Information supplied
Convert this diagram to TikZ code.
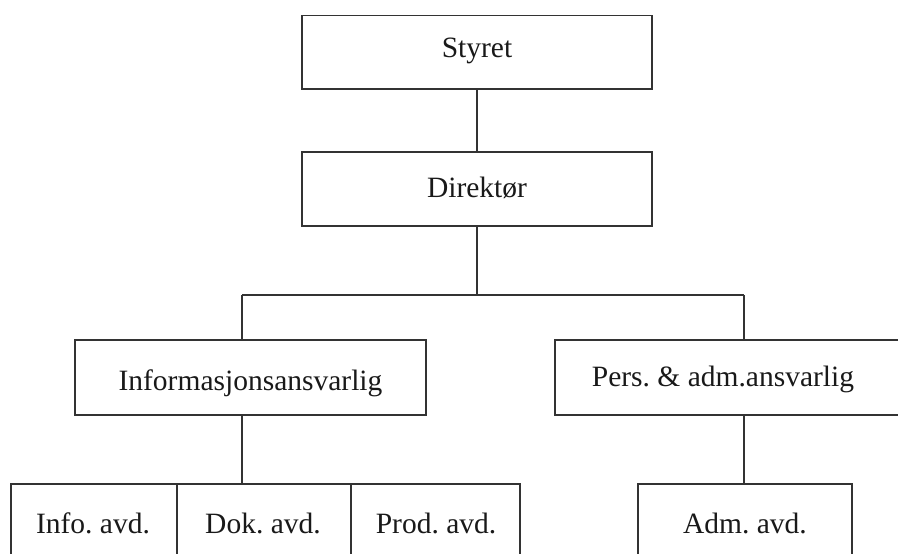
\documentclass[tikz,border=0pt]{standalone}
\usepackage{fontspec}
\setmainfont{Liberation Serif}
\frenchspacing
\begin{document}
\begin{tikzpicture}[x=1pt,y=-1pt,
  box/.style={draw=black!80, line width=1.2pt, rectangle, inner sep=0pt},
  lbl/.style={anchor=base, inner sep=0pt, font=\fontsize{29.5}{35}\selectfont, text=black!90},
  conn/.style={draw=black!80, line width=1.2pt}]
\useasboundingbox (0,0) rectangle (898,554);
\clip (0,0) rectangle (898,554);
% boxes
\node[box, minimum width=350pt, minimum height=73.5pt] (styret) at (477,52.25) {};
\node[box, minimum width=350pt, minimum height=74pt] (dir) at (477,189) {};
\node[box, minimum width=351pt, minimum height=75pt] (info) at (250.5,377.5) {};
\node[box, minimum width=360pt, minimum height=75pt] (pers) at (735,377.5) {};
\node[box, minimum width=166pt, minimum height=90pt] (infoavd) at (94,529) {};
\node[box, minimum width=174pt, minimum height=90pt] (dok) at (264,529) {};
\node[box, minimum width=169pt, minimum height=90pt] (prod) at (435.5,529) {};
\node[box, minimum width=214pt, minimum height=90pt] (adm) at (745,529) {};
% texts
\node[lbl] (tstyret) at (477,57) {Styret};
\node[lbl] (tdir) at (477,197) {Direktør};
\node[lbl] (tinfo) at (250.5,390) {Informasjonsansvarlig};
\node[lbl] (tpers) at (723,386) {Pers. \& adm.ansvarlig};
\node[lbl] (tinfoavd) at (93,533) {Info. avd.};
\node[lbl] (tdok) at (263,533) {Dok. avd.};
\node[lbl] (tprod) at (436,533) {Prod. avd.};
\node[lbl] (tadm) at (745,533) {Adm. avd.};
% connectors
\coordinate (jl) at (242,295);
\coordinate (jr) at (744,295);
\draw[conn] (styret.south) -- (dir.north);
\draw[conn] (dir.south) -- (dir.south |- jl);
\draw[conn] (jl) -- (jr);
\draw[conn] (jl) -- (jl |- info.north);
\draw[conn] (jr) -- (jr |- pers.north);
\draw[conn] (info.south -| jl) -- (jl |- dok.north);
\draw[conn] (pers.south -| jr) -- (jr |- adm.north);
\end{tikzpicture}
\end{document}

The task
Using the data above, write out every line exactly, leaving the images behind.

In response
Convert this diagram to TikZ code.
\documentclass[tikz,border=0pt]{standalone}
\usepackage{fontspec}
\setmainfont{Liberation Serif}
\frenchspacing
\begin{document}
\begin{tikzpicture}[x=1pt,y=-1pt,
  box/.style={draw=black!80, line width=1.2pt, rectangle, inner sep=0pt},
  lbl/.style={anchor=base, inner sep=0pt, font=\fontsize{29.5}{35}\selectfont, text=black!90},
  conn/.style={draw=black!80, line width=1.2pt}]
\useasboundingbox (0,0) rectangle (898,554);
\clip (0,0) rectangle (898,554);
% boxes
\node[box, minimum width=350pt, minimum height=73.5pt] (styret) at (477,52.25) {};
\node[box, minimum width=350pt, minimum height=74pt] (dir) at (477,189) {};
\node[box, minimum width=351pt, minimum height=75pt] (info) at (250.5,377.5) {};
\node[box, minimum width=360pt, minimum height=75pt] (pers) at (735,377.5) {};
\node[box, minimum width=166pt, minimum height=90pt] (infoavd) at (94,529) {};
\node[box, minimum width=174pt, minimum height=90pt] (dok) at (264,529) {};
\node[box, minimum width=169pt, minimum height=90pt] (prod) at (435.5,529) {};
\node[box, minimum width=214pt, minimum height=90pt] (adm) at (745,529) {};
% texts
\node[lbl] (tstyret) at (477,57) {Styret};
\node[lbl] (tdir) at (477,197) {Direktør};
\node[lbl] (tinfo) at (250.5,390) {Informasjonsansvarlig};
\node[lbl] (tpers) at (723,386) {Pers. \& adm.ansvarlig};
\node[lbl] (tinfoavd) at (93,533) {Info. avd.};
\node[lbl] (tdok) at (263,533) {Dok. avd.};
\node[lbl] (tprod) at (436,533) {Prod. avd.};
\node[lbl] (tadm) at (745,533) {Adm. avd.};
% connectors
\coordinate (jl) at (242,295);
\coordinate (jr) at (744,295);
\draw[conn] (styret.south) -- (dir.north);
\draw[conn] (dir.south) -- (dir.south |- jl);
\draw[conn] (jl) -- (jr);
\draw[conn] (jl) -- (jl |- info.north);
\draw[conn] (jr) -- (jr |- pers.north);
\draw[conn] (info.south -| jl) -- (jl |- dok.north);
\draw[conn] (pers.south -| jr) -- (jr |- adm.north);
\end{tikzpicture}
\end{document}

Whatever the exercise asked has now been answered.